I have only been to New York once, and it was for two days over Christmas. In other words, I have never seen the Macy's Thanksgiving Day Parade in person. But it is my personal Thanksgiving morning tradition to watch the parade on television, in the comfort of my pajamas. When I was young, I sat transfixed. As an adult, I watch from the kitchen, as I catch up on whatever dishes I have left to prepare for the Thanksgiving meal.
Last year, we read the wonderful Milly and the Macy's Parade by Shana Corey and Brett Helquist, which explained the origins of the parade through the fictional story of Milly, the daughter of an immigrant Macy's employee. The first parade was held in 1924, and gave the immigrant workers of Macy's a chance to celebrate this very American holiday in Old World, street-carnival tradition.
This year, we checked out Balloons Over Broadway: The True Story of the Puppeteer of Macy's Parade [Houghton Mifflin Harcourt, 2011] by amazing collage artist Melissa Sweet.
Balloons Over Broadway is the story of Tony Sarg, puppeteer extraordinaire. Sarg was hired by Macy's Department Store to create an amazing window display for Christmas. The success of the display led to Macy's hiring Sarg to design the floats and attractions for the very first Thanksgiving Day Parade. The parade was a success, but the zoo animals, on loan for the parade, frightened the smaller children. Macy's asked Sarg to come up with a new plan. His idea? To team up with the Goodyear rubber company to design and build massive balloon puppets. The first year, the balloons were controlled by handlers using large sticks. Alas, this was tiring for the handlers, and the balloons could not rise high enough to be seen by the growing crowds. The rubber became rubberized silk, helium was added, and the controls became strings, carried by the handlers below, much as they are today.

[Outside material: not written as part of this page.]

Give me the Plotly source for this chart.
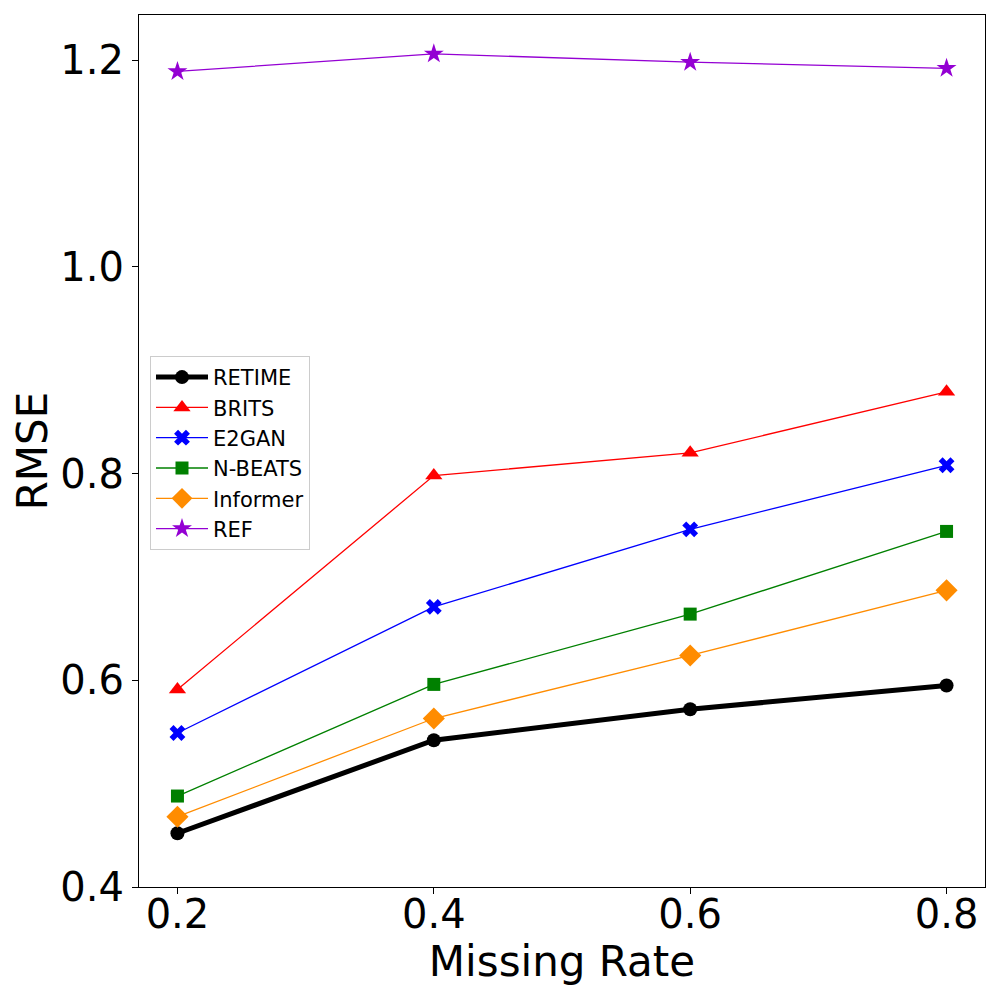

If you search YouTube, you can find films and performances featuring Tony Sarg (who died in 1940)
and his puppets.
A look at some vintage balloons from the 1930s:
The airing of the balloons the night before the 2012 parade:
In addition to this book, we also checked out the History Channel DVD Inside the Macy's Thanksgiving Day Parade from 2009. It covered similar material to both picture books, then continued into the modern era. Did you know that in the late '20s through the early '30s, the balloons were let go at the end of the route? The first year, they forgot that the helium would expand, and the balloons exploded! After that, they began releasing some of the pressure from the balloons before setting them free. There was a contest. You could win a $100 gift certificate to Macy's for returning a balloon, which of course, was a lot of money during the depression. The releasing of the balloons was discontinued after 1933, when a pilot nearly crashed. Oops.